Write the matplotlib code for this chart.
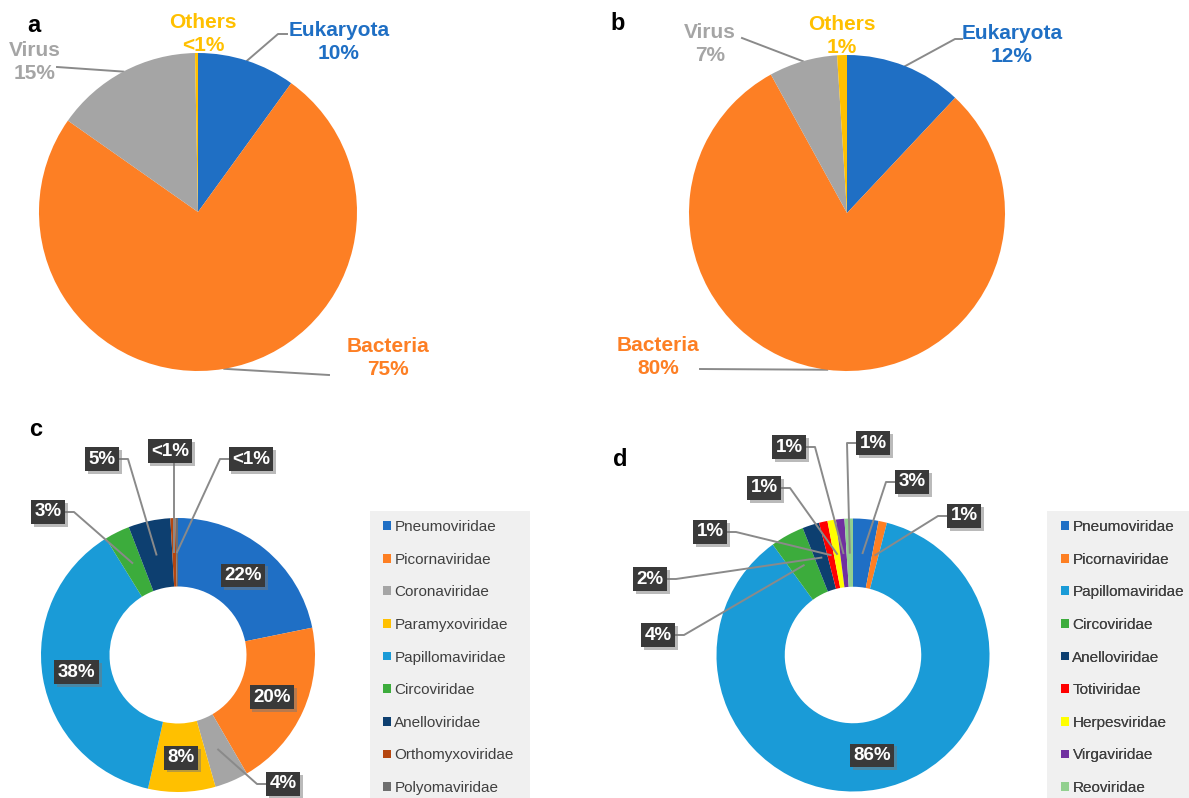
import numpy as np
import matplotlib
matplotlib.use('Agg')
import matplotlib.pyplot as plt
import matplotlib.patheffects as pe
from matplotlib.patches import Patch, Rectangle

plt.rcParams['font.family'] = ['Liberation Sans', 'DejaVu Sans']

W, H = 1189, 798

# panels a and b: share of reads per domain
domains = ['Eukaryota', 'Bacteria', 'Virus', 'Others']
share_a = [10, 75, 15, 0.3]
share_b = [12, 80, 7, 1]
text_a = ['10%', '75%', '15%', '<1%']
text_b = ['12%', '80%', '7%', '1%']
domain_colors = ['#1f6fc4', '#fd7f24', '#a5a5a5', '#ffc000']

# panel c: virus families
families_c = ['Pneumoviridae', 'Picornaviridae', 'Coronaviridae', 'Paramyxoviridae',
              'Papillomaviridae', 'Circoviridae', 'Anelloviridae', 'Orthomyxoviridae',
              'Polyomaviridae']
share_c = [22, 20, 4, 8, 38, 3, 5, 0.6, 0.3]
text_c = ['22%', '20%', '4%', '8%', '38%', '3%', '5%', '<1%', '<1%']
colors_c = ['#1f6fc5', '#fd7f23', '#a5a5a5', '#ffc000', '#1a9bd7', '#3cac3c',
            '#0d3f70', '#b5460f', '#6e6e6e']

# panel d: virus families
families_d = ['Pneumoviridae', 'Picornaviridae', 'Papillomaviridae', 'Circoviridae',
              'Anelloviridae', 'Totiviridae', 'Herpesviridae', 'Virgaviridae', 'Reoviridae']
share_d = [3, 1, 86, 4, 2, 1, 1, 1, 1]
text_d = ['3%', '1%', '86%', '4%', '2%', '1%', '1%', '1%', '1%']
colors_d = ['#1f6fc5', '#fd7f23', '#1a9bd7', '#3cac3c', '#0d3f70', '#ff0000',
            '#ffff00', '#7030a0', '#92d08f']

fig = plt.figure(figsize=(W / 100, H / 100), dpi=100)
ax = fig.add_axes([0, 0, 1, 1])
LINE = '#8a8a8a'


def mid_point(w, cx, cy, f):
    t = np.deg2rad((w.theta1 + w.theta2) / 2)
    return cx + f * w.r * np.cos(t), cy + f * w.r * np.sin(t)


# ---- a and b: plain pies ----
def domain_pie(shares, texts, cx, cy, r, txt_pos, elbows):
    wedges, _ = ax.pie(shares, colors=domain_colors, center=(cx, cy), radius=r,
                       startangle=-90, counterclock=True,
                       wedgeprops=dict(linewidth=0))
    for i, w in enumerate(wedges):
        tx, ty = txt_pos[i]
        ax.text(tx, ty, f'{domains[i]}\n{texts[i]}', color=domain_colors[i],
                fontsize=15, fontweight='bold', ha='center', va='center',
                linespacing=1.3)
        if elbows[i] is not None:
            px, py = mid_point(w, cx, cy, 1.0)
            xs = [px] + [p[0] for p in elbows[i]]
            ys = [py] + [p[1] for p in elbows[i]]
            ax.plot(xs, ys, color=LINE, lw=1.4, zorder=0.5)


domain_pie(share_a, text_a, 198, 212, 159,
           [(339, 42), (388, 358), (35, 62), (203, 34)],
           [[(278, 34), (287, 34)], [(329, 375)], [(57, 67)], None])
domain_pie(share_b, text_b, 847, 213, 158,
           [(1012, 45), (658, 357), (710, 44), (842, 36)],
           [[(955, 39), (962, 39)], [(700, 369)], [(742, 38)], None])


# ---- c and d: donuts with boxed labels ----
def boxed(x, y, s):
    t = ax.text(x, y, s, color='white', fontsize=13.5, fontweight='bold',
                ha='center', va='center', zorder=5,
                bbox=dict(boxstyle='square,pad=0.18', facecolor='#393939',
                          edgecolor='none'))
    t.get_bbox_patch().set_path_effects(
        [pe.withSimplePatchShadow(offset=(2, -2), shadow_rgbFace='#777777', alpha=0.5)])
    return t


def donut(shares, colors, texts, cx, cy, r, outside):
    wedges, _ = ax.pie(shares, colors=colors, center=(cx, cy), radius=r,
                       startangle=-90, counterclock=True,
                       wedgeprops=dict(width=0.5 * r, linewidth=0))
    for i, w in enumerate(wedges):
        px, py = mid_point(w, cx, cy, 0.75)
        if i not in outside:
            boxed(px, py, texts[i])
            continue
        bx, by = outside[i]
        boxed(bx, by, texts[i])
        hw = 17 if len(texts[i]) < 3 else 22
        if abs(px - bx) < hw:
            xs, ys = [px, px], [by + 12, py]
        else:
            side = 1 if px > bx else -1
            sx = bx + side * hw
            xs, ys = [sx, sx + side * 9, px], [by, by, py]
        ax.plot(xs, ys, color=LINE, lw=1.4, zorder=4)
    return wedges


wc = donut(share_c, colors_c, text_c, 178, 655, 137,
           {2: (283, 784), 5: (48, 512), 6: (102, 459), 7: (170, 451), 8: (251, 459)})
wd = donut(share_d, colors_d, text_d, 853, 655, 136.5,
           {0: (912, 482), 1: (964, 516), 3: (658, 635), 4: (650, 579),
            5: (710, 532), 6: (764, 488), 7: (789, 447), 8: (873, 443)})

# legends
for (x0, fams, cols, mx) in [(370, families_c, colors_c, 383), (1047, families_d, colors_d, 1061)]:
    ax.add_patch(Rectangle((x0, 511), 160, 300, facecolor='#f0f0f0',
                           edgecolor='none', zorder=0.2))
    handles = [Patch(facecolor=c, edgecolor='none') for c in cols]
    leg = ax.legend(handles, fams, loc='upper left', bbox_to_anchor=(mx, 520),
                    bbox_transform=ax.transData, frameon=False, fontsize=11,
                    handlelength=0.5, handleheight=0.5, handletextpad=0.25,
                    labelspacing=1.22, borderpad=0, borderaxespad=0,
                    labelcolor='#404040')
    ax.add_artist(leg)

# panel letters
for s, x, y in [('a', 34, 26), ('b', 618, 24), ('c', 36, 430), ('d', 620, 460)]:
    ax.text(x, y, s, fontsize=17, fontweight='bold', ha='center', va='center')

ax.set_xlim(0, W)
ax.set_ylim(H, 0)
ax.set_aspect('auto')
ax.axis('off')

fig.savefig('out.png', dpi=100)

To be done: Copy out each line that contains the word "matplotlib".

Worked solution:
Write the matplotlib code for this chart.
import matplotlib
matplotlib.use('Agg')
import matplotlib.pyplot as plt
import matplotlib.patheffects as pe
from matplotlib.patches import Patch, Rectangle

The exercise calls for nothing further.